Bringing It #22: Programs You Should Know About and Books You Should Read
Dear friends,
You may have seen our AAC&U-sponsored email blast, sharing a special offer on BTtoP’s publications. For a limited time, we are making our six books, designed for use by educators, administrators, and higher education professionals, available for free through our partners at AAC&U – you pay shipping costs only. This offer includes bulk orders for those who would like to order multiple copies for distribution to committees, faculty members, students, and/or community members.
Since our first announcement two weeks ago, we’ve gotten more than a thousand orders. We hope that you’ll add your name to that list. We are proud of these books, and we hope that you and your colleagues will find ways to use them. To learn more and to order, please visit here.
Great Colleges Network Institute
In the first days of August, David attended the Summer Institute of the Great Colleges for the New Majority Network (GCNM), hosted this year by Johnson C. Smith University, an HBCU in Charlotte, North Carolina. We’ve mentioned GCNM before: it’s a small-but-mighty network of some of the best adult-serving four-year and completion programs in the U.S. As laid out in its Mission Statement, GCNM is committed to holistic, transformative education for nontraditional undergraduates (and as a result, its member programs boast unusually high levels of student success).
This was the fourth Summer Institute that David has attended. This year was especially exciting for the screening of a remarkable new documentary, Unlikely, which follows the lives of five nontraditional students confronting a higher-ed system in which they are too often marginalized. And it was inspiring to meet graduates of Johnson C. Smith’s adult-serving Metropolitan College, who were eloquent in their praise of Smith’s culture of student-centeredness and care. “Coming here helped me to be me,” one alumna said. “To be a big me. I would not have met me if I hadn’t been a student here.”
Such a joy to hear those words.
Learning From Our Friends: The Community Learning Partnership
The Community Learning Partnership (CLP) is a national network focusing solely on the unacceptable shortage of leadership positions held by people of color and people from low-income and working-class backgrounds.

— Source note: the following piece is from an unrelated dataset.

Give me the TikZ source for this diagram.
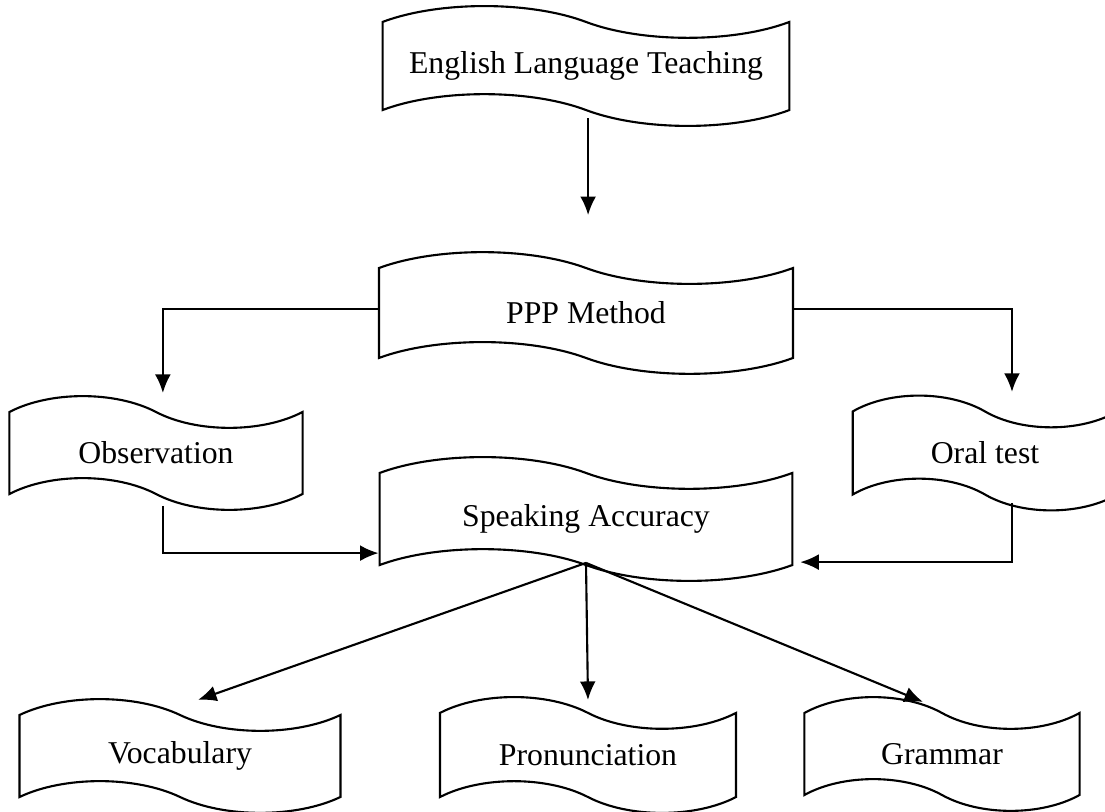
\documentclass[tikz,border=0pt]{standalone}
\usepackage{fontspec}
\setmainfont{Liberation Serif}
\usepackage{tikz}
\usetikzlibrary{positioning}
\usetikzlibrary{arrows.meta, shapes.symbols}

\begin{document}
\begin{tikzpicture}[x=0.378pt, y=-0.378pt,
  main/.style = {draw, tape, tape bend top=out and in, tape bend bottom=out and in,
    tape bend height=12pt, inner sep=0pt, font=\fontsize{12}{14.4}\selectfont},
  >={Latex[length=7pt,width=6pt]}, line width=0.8pt]
\useasboundingbox (0,0) rectangle (1105,812);
\node[main, minimum width=153.8pt, minimum height=45.3pt] (elt) at (586,66) {English Language Teaching};
\node[main, minimum width=156.5pt, minimum height=46pt] (ppp) at (586,313) {PPP Method};
\node[main, minimum width=110.8pt, minimum height=43pt] (obs) at (156,453) {Observation};
\node[main, minimum width=100pt, minimum height=43.4pt] (oral) at (985,453) {Oral test};
\node[main, minimum width=156pt, minimum height=46.8pt] (sa) at (586,519) {Speaking Accuracy};
\node[main, minimum width=121.3pt, minimum height=43pt] (voc) at (180,756) {Vocabulary};
\node[main, minimum width=111.9pt, minimum height=43.8pt] (pron) at (588,755) {Pronunciation};
\node[main, minimum width=104pt, minimum height=43pt] (gram) at (942,754) {Grammar};
\draw[->] ([xshift=0.8pt, yshift=-19.7pt]elt.center) -- ([xshift=0.8pt, yshift=37pt]ppp.center);
\draw[->] ([yshift=1.5pt]ppp.west) -| ([xshift=2.6pt, yshift=22.7pt]obs.center);
\draw[->] ([yshift=1.5pt]ppp.east) -| ([xshift=10.2pt, yshift=23.1pt]oral.center);
\draw[->] ([xshift=2.6pt, yshift=-20pt]obs.center) |- ([yshift=-12.9pt]sa.west);
\draw[->] ([xshift=10.2pt, yshift=-18.9pt]oral.center) |- ([xshift=2.6pt, yshift=-16.3pt]sa.east);
\draw[->] ([yshift=-16.6pt]sa.center) -- ([xshift=6.8pt, yshift=21.2pt]voc.center);
\draw[->] ([yshift=-16.6pt]sa.center) -- ([yshift=20.8pt]pron.center);
\draw[->] ([yshift=-16.6pt]sa.center) -- ([xshift=-7.2pt, yshift=19.7pt]gram.center);
\end{tikzpicture}
\end{document}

CLP brings together community colleges, public universities, and grassroots and youth organizations to design and teach degree and certificate programs. Through coursework and on-the-ground experience, students develop the knowledge and practical skills they’ll need to bring about positive change in public policies and in their communities, especially surrounding the issues of poverty, injustice, and opportunity.
CLP now has 14 programs underway in sites stretching from New York City, Philadelphia, Mississippi, Los Angeles, and San Jose. Over 80 percent of CLP’s students are people of color, over 75 percent from low-income backgrounds – giving them essential life experience and a unique commitment to bringing about positive change in communities like their own.
CLP’s goal is to work with national and regional partners to graduate 5000 “community change agents” by 2023. A key strategy for reaching this goal includes: (1) laying the groundwork for a major federal initiative in 2021, and (2) creating pilots for that initiative in four states where CLP and its local partners are advocating for “Community Building Internships” – providing employment with good pay and benefits, intensive on the job training, and academic courses and credentials to lower-income students who are preparing for careers in community change work.
Both the Great Colleges Network and the Community Learning Partnership underscore the very real support that innovative programs, institutions, and associations are giving to adult, low-income, and other marginalized students. These networks may still be modest in scale, but they point the way to an academy that is fulfilling, more and more, its commitment to equity and empowerment. Bravo.